The equilibrium of pitch moment around the aircraft’s center of gravity will change as we change the aircraft’s speed. How and why we will discuss in the next Corner.

11 Comments on “Bjorn’s Corner: Pitch stability, Part 3

  1. DC 9 aircraft on the British register had a couple of modifications to change the pitch stability of the aircraft.

    One was a weight on a lever so arranged that, under high g conditions, it acted to pull the control column forwards to prevent a high angle of attack (increase the stick-force-per g). I guess it did something similar to the MCAS on the 737-8Max that has been in the news lately except that it had no AoA input and no computers, just mass and g-loading.

    The other mod was a stick pusher. I guess that was driven by AoA. It overrode the pilot. The Fokker 100 had one too.

    I guess the UK CAA saw the above graph, or one very like it, and decided they didn’t want the aircraft anywhere near that instability above 22 Degrees AoA.

    The British had had bad experiences with BAC 1-11 and Trident aircraft, probably explains a lot of it.

  2. So in trying to understand this, the longer they made this DC-9, and ultimately the MD-80s, the better it performed on the pitch stability front.

  3. I’m trying to understand the graph between 0 and 8 degrees with a positive Cm.

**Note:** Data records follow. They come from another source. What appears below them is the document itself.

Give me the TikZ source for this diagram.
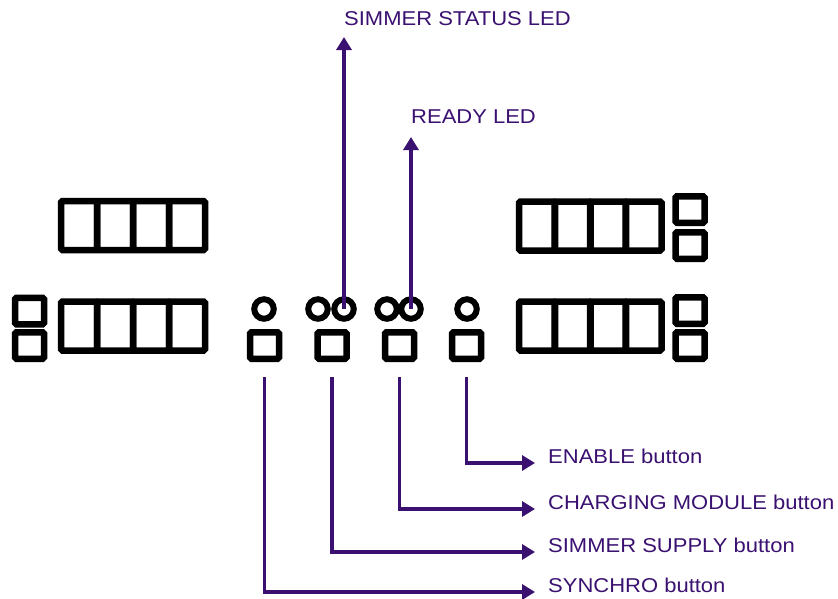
\documentclass[tikz,border=0pt]{standalone}
\usepackage{fontspec}
\setmainfont{Liberation Sans}[FakeStretch=1.1]
\usepackage{tikz}
\usetikzlibrary{arrows.meta, positioning}

\definecolor{callout}{RGB}{58,16,112}

\begin{document}
\begin{tikzpicture}[
  x=1pt, y=-1pt,
  cell/.style={rectangle, draw, line width=6.5pt, rounded corners=1.5pt,
               minimum width=36pt, minimum height=49pt, inner sep=0pt, outer sep=0pt},
  key/.style={rectangle, draw, line width=6.5pt, rounded corners=1.5pt,
              minimum width=29pt, minimum height=26.5pt, inner sep=0pt, outer sep=0pt},
  led/.style={circle, draw, line width=6pt, minimum size=19.5pt, inner sep=0pt, outer sep=0pt},
  lbl/.style={inner sep=0pt, text=callout, font=\fontsize{20}{24}\selectfont},
  arr/.style={-{Triangle[length=13pt,width=15pt]}, draw=callout, line width=3.2pt}
]
  \useasboundingbox (0,0) rectangle (838,598);

  % seven-segment windows
  \foreach \i in {0,...,3} {
    \node[cell] (tl\i) at (79+36*\i,225.5) {};
    \node[cell] (bl\i) at (79+36*\i,326) {};
    \node[cell] (tr\i) at (537+35.5*\i,226) {};
    \node[cell] (br\i) at (537+35.5*\i,326) {};
  }

  % side keys
  \node[key] (lk1) at (29.5,311) {};
  \node[key] (lk2) at (29.5,345.5) {};
  \node[key] (rk1) at (690,209.5) {};
  \node[key] (rk2) at (690,245.5) {};
  \node[key] (rk3) at (690,310.5) {};
  \node[key] (rk4) at (690,345.5) {};

  % buttons and leds
  \node[key] (sync) at (264.5,345.5) {};
  \node[key] (simsup) at (332,345.5) {};
  \node[key] (charge) at (399.5,345.5) {};
  \node[key] (enable) at (466.5,345.5) {};
  \node[led] (l1) at (264,309) {};
  \node[led] (l2) at (318,309) {};
  \node[led] (simled) at (344,309) {};
  \node[led] (l4) at (387,309) {};
  \node[led] (rdyled) at (411,309) {};
  \node[led] (l6) at (467,309) {};

  % labels
  \node[lbl, anchor=base west] (simlbl) at (344,25) {SIMMER STATUS LED};
  \node[lbl, anchor=base west] (rdylbl) at (411,123) {READY LED};
  \node[lbl, anchor=base west] (enlbl) at (548,463) {ENABLE button};
  \node[lbl, anchor=base west] (chlbl) at (548,509) {CHARGING MODULE button};
  \node[lbl, anchor=base west] (sslbl) at (548,552) {SIMMER SUPPLY button};
  \node[lbl, anchor=base west] (sylbl) at (548,592) {SYNCHRO button};

  \draw[arr, shorten >=12pt] (simled.center) -- (simled |- simlbl.base);
  \draw[arr, shorten >=14pt] (rdyled.center) -- (rdyled |- rdylbl.base);
  \draw[arr, shorten <=18pt, shorten >=13pt] (enable.south) |- (enlbl.base west);
  \draw[arr, shorten <=18pt, shorten >=13pt] (charge.south) |- (chlbl.base west);
  \draw[arr, shorten <=18pt, shorten >=13pt] (simsup.south) |- (sslbl.base west);
  \draw[arr, shorten <=18pt, shorten >=13pt] (sync.south) |- (sylbl.base west);
\end{tikzpicture}
\end{document}
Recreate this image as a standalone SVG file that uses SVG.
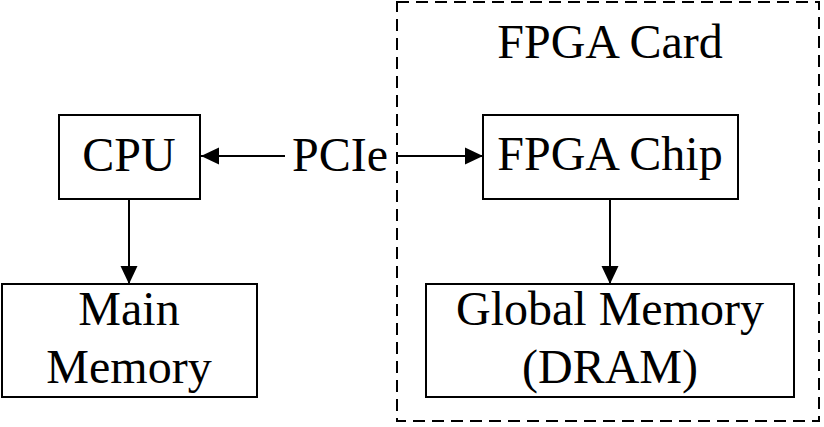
<svg xmlns="http://www.w3.org/2000/svg" width="824" height="427" viewBox="0 0 824 427">
<style>
.box{fill:#fff;stroke:#000;stroke-width:2}
.t{font-family:"Liberation Serif","Times New Roman",serif;font-size:48px;fill:#000;text-anchor:middle}
.c{stroke:#000;stroke-width:2;fill:none;marker-end:url(#ah)}
</style>
<defs>
<marker id="ah" markerUnits="userSpaceOnUse" markerWidth="20" markerHeight="20" refX="18" refY="10" orient="auto" viewBox="0 0 20 20">
<path d="M0,1.5 L18,10 L0,18.5 Z" fill="#000"/>
</marker>
</defs>
<g id="fpga-card">
<rect x="397" y="2" width="422" height="419" fill="none" stroke="#000" stroke-width="2" stroke-dasharray="12,7"/>
<text class="t" x="610" y="58">FPGA Card</text>
</g>
<g id="cpu">
<rect class="box" x="59" y="115" width="141" height="84"/>
<text class="t" x="129" y="171">CPU</text>
</g>
<g id="main-memory">
<rect class="box" x="2" y="284" width="255" height="113"/>
<text class="t" x="129" y="325">Main</text>
<text class="t" x="129" y="383">Memory</text>
</g>
<g id="fpga-chip">
<rect class="box" x="483" y="115" width="255" height="84"/>
<text class="t" x="610" y="170">FPGA Chip</text>
</g>
<g id="global-memory">
<rect class="box" x="426" y="284" width="368" height="113"/>
<text class="t" x="610" y="325">Global Memory</text>
<text class="t" x="610" y="383">(DRAM)</text>
</g>
<g id="connectors">
<text class="t" x="340" y="171">PCIe</text>
<line class="c" x1="285" y1="156" x2="201" y2="156"/>
<line class="c" x1="398" y1="156" x2="483" y2="156"/>
<line class="c" x1="129" y1="199" x2="129" y2="284"/>
<line class="c" x1="610" y1="199" x2="610" y2="284"/>
</g>
</svg>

Is that for a postion on the tailplane with a given downward incidence of 8 degrees or so, fixed throughout the graph?

    Without an explanation of the graph, I would have assumed that positive Cm values are a measure of tendency to nose up (pitch unstable, increasing AOA), and negative Cm as nose down (pitch stable, self correcting AOA). But you are saying it is the slope of the graph?

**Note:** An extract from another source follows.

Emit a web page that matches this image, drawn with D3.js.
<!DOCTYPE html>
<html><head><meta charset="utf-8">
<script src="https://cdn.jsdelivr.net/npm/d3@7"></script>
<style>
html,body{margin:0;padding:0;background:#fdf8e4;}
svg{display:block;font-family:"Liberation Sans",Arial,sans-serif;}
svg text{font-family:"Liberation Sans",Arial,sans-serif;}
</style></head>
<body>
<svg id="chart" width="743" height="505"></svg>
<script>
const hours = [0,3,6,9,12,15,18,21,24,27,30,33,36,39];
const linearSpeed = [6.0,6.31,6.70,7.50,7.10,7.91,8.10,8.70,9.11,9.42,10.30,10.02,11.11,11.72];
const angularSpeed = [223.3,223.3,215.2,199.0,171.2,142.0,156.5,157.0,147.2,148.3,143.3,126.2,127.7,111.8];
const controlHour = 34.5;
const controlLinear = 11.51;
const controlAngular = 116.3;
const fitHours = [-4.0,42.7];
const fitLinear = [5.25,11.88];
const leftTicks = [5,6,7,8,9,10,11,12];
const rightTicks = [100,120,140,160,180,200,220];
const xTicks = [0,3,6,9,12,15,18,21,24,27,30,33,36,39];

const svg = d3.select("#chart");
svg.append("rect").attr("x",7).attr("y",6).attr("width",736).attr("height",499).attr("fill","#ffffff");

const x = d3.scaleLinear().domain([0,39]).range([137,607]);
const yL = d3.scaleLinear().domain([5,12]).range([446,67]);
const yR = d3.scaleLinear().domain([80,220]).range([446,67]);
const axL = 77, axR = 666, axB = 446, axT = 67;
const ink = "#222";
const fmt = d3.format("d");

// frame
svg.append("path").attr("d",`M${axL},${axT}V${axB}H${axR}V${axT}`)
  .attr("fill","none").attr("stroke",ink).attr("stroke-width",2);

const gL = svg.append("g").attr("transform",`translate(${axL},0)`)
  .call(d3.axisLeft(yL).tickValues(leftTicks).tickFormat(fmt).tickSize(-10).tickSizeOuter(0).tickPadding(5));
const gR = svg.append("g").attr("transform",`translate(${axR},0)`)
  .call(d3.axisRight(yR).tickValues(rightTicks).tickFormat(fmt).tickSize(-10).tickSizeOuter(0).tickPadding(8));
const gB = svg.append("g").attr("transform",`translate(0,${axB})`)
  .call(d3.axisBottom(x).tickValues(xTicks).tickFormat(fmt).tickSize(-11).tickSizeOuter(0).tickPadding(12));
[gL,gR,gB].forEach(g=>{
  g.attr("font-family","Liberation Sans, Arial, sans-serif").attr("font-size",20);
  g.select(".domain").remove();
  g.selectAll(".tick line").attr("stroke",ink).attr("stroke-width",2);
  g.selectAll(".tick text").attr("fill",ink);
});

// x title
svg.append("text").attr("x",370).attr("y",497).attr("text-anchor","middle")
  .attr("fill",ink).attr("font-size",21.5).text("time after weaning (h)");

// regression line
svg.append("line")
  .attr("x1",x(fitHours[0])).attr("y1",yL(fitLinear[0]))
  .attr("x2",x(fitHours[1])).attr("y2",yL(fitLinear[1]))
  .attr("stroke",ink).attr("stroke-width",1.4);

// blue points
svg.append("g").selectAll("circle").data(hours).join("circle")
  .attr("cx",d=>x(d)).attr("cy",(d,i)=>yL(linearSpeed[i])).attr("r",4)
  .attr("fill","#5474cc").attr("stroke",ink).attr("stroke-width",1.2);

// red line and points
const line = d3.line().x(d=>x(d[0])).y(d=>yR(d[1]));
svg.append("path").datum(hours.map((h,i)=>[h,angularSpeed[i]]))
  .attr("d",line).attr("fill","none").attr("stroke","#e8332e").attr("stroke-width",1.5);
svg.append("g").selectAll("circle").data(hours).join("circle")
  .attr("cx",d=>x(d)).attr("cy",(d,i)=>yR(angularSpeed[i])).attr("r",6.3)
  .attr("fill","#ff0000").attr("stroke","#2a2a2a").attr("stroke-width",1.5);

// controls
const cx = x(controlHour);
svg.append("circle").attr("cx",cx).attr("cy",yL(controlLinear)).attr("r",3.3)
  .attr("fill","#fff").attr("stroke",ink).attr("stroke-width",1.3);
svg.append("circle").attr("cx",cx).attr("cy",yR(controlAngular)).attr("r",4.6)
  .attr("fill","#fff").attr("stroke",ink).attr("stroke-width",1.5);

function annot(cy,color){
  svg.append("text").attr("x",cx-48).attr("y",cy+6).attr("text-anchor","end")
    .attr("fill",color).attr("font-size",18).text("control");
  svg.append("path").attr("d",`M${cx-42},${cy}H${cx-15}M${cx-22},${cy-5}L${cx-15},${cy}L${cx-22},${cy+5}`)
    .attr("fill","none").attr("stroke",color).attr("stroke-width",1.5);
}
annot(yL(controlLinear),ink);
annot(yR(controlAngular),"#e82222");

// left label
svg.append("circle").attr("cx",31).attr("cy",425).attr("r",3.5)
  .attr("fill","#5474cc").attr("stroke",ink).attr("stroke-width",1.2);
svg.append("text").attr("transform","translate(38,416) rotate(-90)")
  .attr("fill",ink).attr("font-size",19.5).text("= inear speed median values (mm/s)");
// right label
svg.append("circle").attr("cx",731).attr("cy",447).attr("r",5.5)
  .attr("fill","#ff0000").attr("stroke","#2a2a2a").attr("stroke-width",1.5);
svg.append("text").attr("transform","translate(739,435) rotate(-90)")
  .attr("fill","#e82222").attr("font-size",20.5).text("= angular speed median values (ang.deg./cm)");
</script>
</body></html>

    I assume pitch stability is a measure of the rotation to self correct nose down. On the graph at 15 degrees the self correction is Cm -.1 nose down, at 22 degrees the Cm is -.2 nose down, twice the pitch stabilizing coefficient at work?

    • Like you noticed, there is no information presented that states the specific position (re. pitch) of the tailplane. However, that info is irrelevant in this case because it should be understood that AoA in this graph is measured relative to chord of the main wing. Thus, like you surmised, the position of the tailplane is fixed throughout the graph.
      Pitch stability is indeed dependent on the slope of the Cm vs. AoA curve and not whether the actual Cm values are positive or negative. As an example from the graph, if this aircraft is flying at an AoA of 4 deg, the Cm is positive (0.1), driving the nose up. Because the moment is driving the nose up, the AoA will increase, which will decrease the positive pitching moment because the slope is negative. This process of increasing the AoA along with the corresponding decrease in the pitching moment will continue until the AoA reaches about 8.5 deg, at which point the pitching moment is zero and the aircraft is considered to be trimmed in pitch.
      Conversely, if the aircraft is initially flying at an AoA of 14 deg, the Cm is negative (-0.1), driving the nose down. This will decrease the AoA and also the MAGNITUDE of the negative pitching moment until the AoA is again at about 8.5 deg and the aircraft is in trim. Again, this only happens because the slope of the Cm vs. AoA curve is negative.
      A Cm vs. AoA curve with a negative slope means that the pitching moment is always trying to bring the aircraft into the trim (equilibrium) condition. This is stable. A positive slope means the pitching moment is always trying bring the aircraft away from trim condition. This is unstable.

  4. We were taught that in school, but we did not get into the math.

    All we needed to know was we had stability. Nose dropped, speed went up, nose went up.

    Same thing with hose up (without a elevator change ) slow down, drop down.

    Too old to try to bend my brain around the math. Though it is most interesting.

    Good planes are stable bad ones are not!~

    • “Good planes are stable bad ones are not!~”
      What? F-16 is a great plane!

  5. Do we get to see the Cm vs. AOA graph of the 737-800 and MAX 8 for comparison? And a 737-900er to see if the longer moment arm on the tail is noticeable.